Violent felons collecting signatures for “clean energy” initiative campaign, in violation of state law

FOR IMMEDIATE RELEASE
May 21, 2018

Violent felons collecting signatures for “clean energy” initiative campaign, in violation of state law

Criminal rap sheets include convictions for kidnapping, vehicular homicide, domestic violence and more; complaint filed with Secretary of State

Multiple individuals registered as petition circulators for the “Clean Energy for a Healthy Arizona” initiative campaign are convicted felons. Some have violent criminal rap sheets with past convictions ranging from kidnapping to domestic violence, vehicular homicide and more.

Arizona law prohibits convicted felons from circulating initiative petitions, unless they have had their rights restored.

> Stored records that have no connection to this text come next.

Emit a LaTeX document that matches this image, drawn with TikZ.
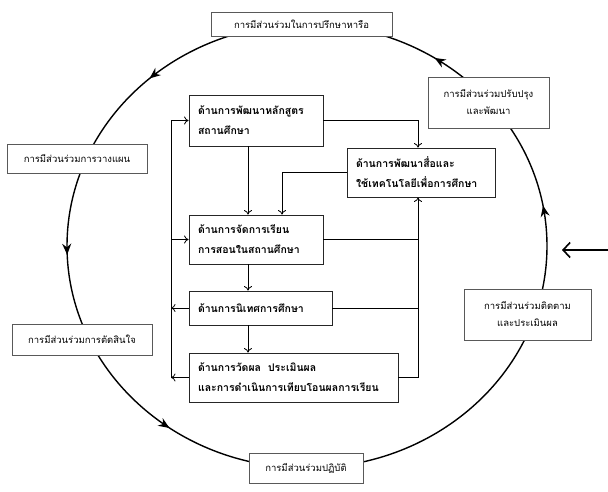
\documentclass[tikz,border=0pt]{standalone}
\usepackage{fontspec}
\newfontfamily\thaifont[Script=Thai]{Loma}
\usepackage{tikz}
\usetikzlibrary{arrows.meta,decorations.markings}

\begin{document}
\begin{tikzpicture}[x=1pt,y=1pt,
  outer/.style={draw=black!65, fill=white, line width=0.6pt, align=center,
    inner sep=0pt, font=\thaifont\fontsize{9.5}{17}\selectfont},
  inbox/.style={draw=black!85, fill=white, line width=0.8pt, align=left,
    inner xsep=9pt, inner ysep=0pt, font=\thaifont\bfseries\fontsize{10.5}{20}\selectfont},
  link/.style={line width=0.8pt, -{To[length=4.5pt,width=8pt]}},
  ring/.style={line width=1.4pt, postaction={decorate}, decoration={markings,
    mark=at position 0.028 with {\arrow{Stealth[length=11pt,width=9pt]}},
    mark=at position 0.158 with {\arrow{Stealth[length=11pt,width=9pt]}},
    mark=at position 0.367 with {\arrow{Stealth[length=11pt,width=9pt]}},
    mark=at position 0.506 with {\arrow{Stealth[length=11pt,width=9pt]}},
    mark=at position 0.650 with {\arrow{Stealth[length=11pt,width=9pt]}}}}]
\useasboundingbox (0,0) rectangle (608,491);

% the cycle of participation
\draw[ring] (307,245) ellipse [x radius=240, y radius=222];

\node[outer, minimum width=181pt, minimum height=24pt] (consult) at (301.5,467) {การมีส่วนร่วมในการปรึกษาหารือ};
\node[outer, minimum width=121pt, minimum height=51pt] (improve) at (488.5,388.5) {การมีส่วนร่วมปรับปรุง\\และพัฒนา};
\node[outer, minimum width=140pt, minimum height=29pt] (plan) at (77,332.5) {การมีส่วนร่วมการวางแผน};
\node[outer, minimum width=140pt, minimum height=31pt] (decide) at (82,151.5) {การมีส่วนร่วมการตัดสินใจ};
\node[outer, minimum width=114pt, minimum height=30pt] (act) at (306,23) {การมีส่วนร่วมปฏิบัติ};
\node[outer, minimum width=127pt, minimum height=51pt] (monitor) at (527.5,176.5) {การมีส่วนร่วมติดตาม\\และประเมินผล};

% inner areas
\node[inbox, text width=116pt, minimum height=51pt] (curr) at (256,370.5) {ด้านการพัฒนาหลักสูตร\\สถานศึกษา};
\node[inbox, text width=130pt, minimum height=49pt] (media) at (421,318.5) {ด้านการพัฒนาสื่อและ\\ใช้เทคโนโลยีเพื่อการศึกษา};
\node[inbox, text width=116pt, minimum height=49pt] (teach) at (256,251.5) {ด้านการจัดการเรียน\\การสอนในสถานศึกษา};
\node[inbox, text width=125pt, minimum height=34pt] (superv) at (260.5,183) {ด้านการนิเทศการศึกษา};
\node[inbox, text width=191pt, minimum height=49pt] (assess) at (293.5,113.5) {ด้านการวัดผล\ \ ประเมินผล\\และการดำเนินการเทียบโอนผลการเรียน};

\coordinate (spine) at (248,0);
\coordinate (drop) at (282,0);
\coordinate (lft) at (171,0);
\coordinate (rgt) at (418,0);

\draw[link] (curr.south -| spine) -- (teach.north -| spine);
\draw[link] (teach.south -| spine) -- (superv.north -| spine);
\draw[link] (superv.south -| spine) -- (assess.north -| spine);
\draw[link] (curr.east) -| (media.north -| rgt);
\draw[link] (media.west) -| (teach.north -| drop);

% feedback on the left
\draw[line width=0.8pt] (assess.west -| lft) -- (curr.west -| lft);
\draw[link] (curr.west -| lft) -- (curr.west);
\draw[link] (teach.west -| lft) -- (teach.west);
\draw[link] (superv.west) -- (superv.west -| lft);
\draw[link] (assess.west) -- (assess.west -| lft);

% lines up to the media box
\draw[link] (assess.east) -| (media.south -| rgt);
\draw[line width=0.8pt] (teach.east) -- (teach.east -| rgt);
\draw[line width=0.8pt] (superv.east) -- (superv.east -| rgt);

% input from outside
\coordinate (src) at (608,241);
\coordinate (tip) at (562,241);
\draw[line width=1.6pt, -{Straight Barb[length=7pt,width=15pt]}] (src) -- (tip);
\end{tikzpicture}
\end{document}
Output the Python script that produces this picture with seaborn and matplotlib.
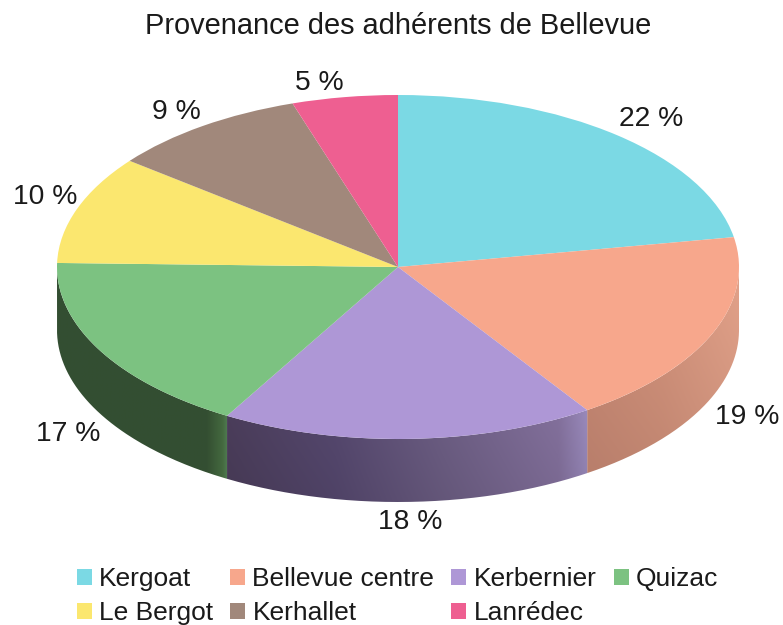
import numpy as np
import matplotlib
matplotlib.use("Agg")
import matplotlib.pyplot as plt
from matplotlib.colors import LinearSegmentedColormap
from matplotlib.patches import Patch, PathPatch
from matplotlib.path import Path
import seaborn as sns

# ---- data ----
quartiers = ["Kergoat", "Bellevue centre", "Kerbernier", "Quizac", "Le Bergot", "Kerhallet", "Lanrédec"]
parts = [22.2, 18.4, 17.7, 17.0, 10.2, 9.4, 5.0]
etiquettes = ["22 %", "19 %", "18 %", "17 %", "10 %", "9 %", "5 %"]
couleurs = ["#7BD9E4", "#F7A78C", "#AE97D6", "#7CC281", "#FBE76F", "#A1887B", "#EE5F91"]
titre = "Provenance des adhérents de Bellevue"

# ---- layout (pixels of the 783x625 picture) ----
W, H = 783, 625
CX, CY, RX, RY, DEPTH = 398, 267, 341, 172, 63
LABEL_PX = [(651, 119), (747, 417), (410, 522), (68, 434), (45, 197), (176, 112), (319, 83)]
SIDE_STOPS = {
    1: ([0, 0.5, 1], ["#C28571", "#CB8D77", "#D89A83"], 0.10),
    2: ([0, 0.3, 0.6, 0.92, 1], ["#483B57", "#52456A", "#685A7E", "#7E6C96", "#9384B4"], 0.08),
    3: ([0, 0.88, 0.97, 1], ["#334E32", "#344F32", "#44693F", "#507C52"], 0.0),
}

sns.set_theme(style="white")
plt.rcParams["font.family"] = ["Liberation Sans", "DejaVu Sans"]
palette = sns.color_palette(couleurs)

fig = plt.figure(figsize=(W / 100, H / 100), dpi=100)
ax = fig.add_axes([0, 0, 1, 1])

wedges, _ = ax.pie(parts, colors=palette, startangle=90, counterclock=False,
                   radius=1, center=(0, 0), wedgeprops=dict(linewidth=0, zorder=3))
ax.set_aspect("auto")
xmin, xmax = (0 - CX) / RX, (W - CX) / RX
ymin, ymax = (CY - H) / RY, (CY - 0) / RY
ax.set_xlim(xmin, xmax)
ax.set_ylim(ymin, ymax)
ax.axis("off")

depth = DEPTH / RY
edges = 90 - np.cumsum([0] + parts) / sum(parts) * 360
for i, (pos, stops, vshade) in SIDE_STOPS.items():
    a1 = min(edges[i], 0.0)
    a2 = max(edges[i + 1], -180.0)
    t = np.radians(np.linspace(a1, a2, 120))
    xs, ys = np.cos(t), np.sin(t)
    verts = np.r_[np.c_[xs, ys], np.c_[xs[::-1], ys[::-1] - depth], [[xs[0], ys[0]]]]
    patch = PathPatch(Path(verts), transform=ax.transData, fc="none", ec="none")
    ax.add_patch(patch)
    cmap = LinearSegmentedColormap.from_list(f"side{i}", list(zip(pos, stops)))
    rgba = cmap(np.linspace(0, 1, 256))[None, :, :] * np.ones((128, 1, 1))
    shade = np.linspace(1 + vshade / 2, 1 - vshade / 2, 128)[:, None, None]
    rgba[..., :3] = np.clip(rgba[..., :3] * shade, 0, 1)
    im = ax.imshow(rgba, aspect="auto", zorder=2, interpolation="bilinear",
                   extent=[xs.min(), xs.max(), ys.min() - depth, ys.max()])
    im.set_clip_path(patch)
ax.set_xlim(xmin, xmax)
ax.set_ylim(ymin, ymax)

for lab, (px, py) in zip(etiquettes, LABEL_PX):
    ax.text((px - CX) / RX, (CY - py) / RY, lab, ha="center", va="center",
            fontsize=20.3, color="#1a1a1a", zorder=5)

fig.text(398 / W, 1 - 26 / H, titre, ha="center", va="center", fontsize=20.9, color="#1a1a1a")

order = [0, 4, 1, 5, 2, 6, 3]
handles = [Patch(fc=palette[k], ec="none", label=quartiers[k]) for k in order]
fig.legend(handles=handles, ncols=4, loc="center", bbox_to_anchor=(397.5 / W, 1 - 596 / H),
           frameon=False, fontsize=19, handlelength=0.57, handleheight=0.57,
           handletextpad=0.27, columnspacing=0.65, labelspacing=0.38, labelcolor="#1a1a1a",
           borderpad=0, borderaxespad=0)

fig.savefig("out.png", dpi=100)
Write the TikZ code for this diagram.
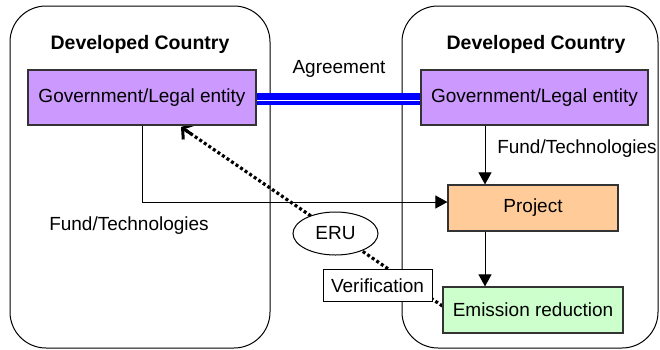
\documentclass[tikz,border=0pt]{standalone}
\usepackage{fontspec}
\setmainfont{Liberation Sans}
\usetikzlibrary{arrows.meta,shapes.geometric,calc}
\pgfdeclarelayer{bg}
\pgfsetlayers{bg,main}
\begin{document}
\begin{tikzpicture}[x=1pt,y=-1pt,
  font=\fontsize{19}{23}\selectfont,
  country/.style={draw=black,line width=1pt,fill=white,rounded corners=36pt},
  box/.style={draw=black!80,line width=1.2pt,inner sep=0pt,minimum height=#1},
  arr/.style={line width=0.9pt,-{Triangle[length=12pt,width=13pt]}},
  dots/.style={line width=3.2pt,dash pattern=on 3pt off 2.5pt,black},
  title/.style={font=\fontsize{19.5}{23}\selectfont\bfseries}]
\useasboundingbox (0,0) rectangle (660,349);
% nodes
\node[box=55pt,fill={rgb,255:red,204;green,153;blue,255},minimum width=228pt] (lgov) at (142,97.5) {Government/Legal entity};
\node[box=55pt,fill={rgb,255:red,204;green,153;blue,255},minimum width=227pt] (rgov) at (534.5,97.5) {Government/Legal entity};
\node[box=46pt,fill={rgb,255:red,255;green,204;blue,153},minimum width=170pt] (proj) at (533,208) {Project};
\node[box=46pt,fill={rgb,255:red,204;green,255;blue,204},minimum width=180pt] (emr) at (533,310) {Emission reduction};
\node[draw=black,line width=1pt,fill=white,ellipse,minimum width=85pt,minimum height=43pt,inner sep=0pt] (eru) at (335.5,233.5) {ERU};
\node[draw=black,line width=1pt,fill=white,minimum width=109pt,minimum height=32pt,inner sep=0pt] (ver) at (377.5,285.5) {Verification};
\node[title] (t1) at (140,44) {Developed Country};
\node[title] (t2) at (536,44) {Developed Country};
\node (agr) at (339,69) {Agreement};
\node (f1) at (577,148.5) {Fund/Technologies};
\node (f2) at (129,226) {Fund/Technologies};
\coordinate (ra) at (485,0);
\coordinate (tip) at (181,127);
\coordinate (ds) at ([yshift=4pt]emr.west);
\begin{pgfonlayer}{bg}
\draw[country] (10,6) rectangle (270,348);
\draw[country] (402,6) rectangle (658,348);
\fill[blue] (lgov.east |- 0,92.5) rectangle (rgov.west |- 0,104.5);
\draw[white,line width=1.5pt] (lgov.east |- 0,100.3) -- (rgov.west |- 0,100.3);
\draw[arr] (rgov.south -| ra) -- (proj.north -| ra);
\draw[arr] (proj.south -| ra) -- (emr.north -| ra);
\draw[arr] (lgov.south) |- ([yshift=6pt]proj.west);
\draw[dots] (ds) -- ($(tip)!4pt!(ds)$);
\draw[line width=3pt,{Straight Barb[length=7pt,width=18pt]}-] (tip) -- ($(tip)!12pt!(ds)$);
\end{pgfonlayer}
\end{tikzpicture}
\end{document}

The issue is one of both election integrity and public safety, as petition circulators are dispatched into Arizona communities and paid to interact with the public.

“Clearly, the ‘Clean Energy’ campaign hasn’t done its homework on the men and women collecting initiative signatures on its behalf. The use of felons as petition circulators is not only a violation of Arizona law, it is an outrageous abuse of public safety,” said Matthew Benson, spokesman with Arizonans for Affordable Electricity. “Arizona families should be able to trust that the signature-gatherers approaching them on street corners, in front of public libraries and at other community gathering spots are not violent felons. Yet, that is exactly who the initiative campaign has dispatched – men with felony convictions for kidnapping, domestic violence, aggravated vehicular homicide, burglary, forgery and more.

“We respectfully ask the Arizona Secretary of State’s Office to investigate these serious claims and invalidate any signatures collected by felons in violation of state law.”

The initiative campaign and its signature-collecting firm, Field Works, already face an active criminal probe by the Arizona Attorney General’s Office related to their petition-circulating activities. The campaign must collect and submit at least 225,963 valid signatures by July 5, 2018, in order to qualify its initiative for the November ballot.

Multiple former Field Works employees have signed declarations alleging wrongful termination for failing to meet signature-collection quotas, which are prohibited under state law. Additionally, in April, state Sen. John Kavanagh and Rep. Vince Leach filed a complaint noting the initiative campaign had registered hundreds of inactive petition circulators with the Secretary of State’s Office – an apparent bid to flood the office with dummy registrants, making it more difficult to assess the legality of individuals submitting signatures.

Benson continued, “It now seems clear the initiative registered so many phony petition circulators hoping to hide the ineligible – and, in some cases, dangerous – individuals working on the campaign’s behalf. Whatever the reason, the Arizona Secretary of State’s Office should order the campaign to immediately cease its illegal activities.”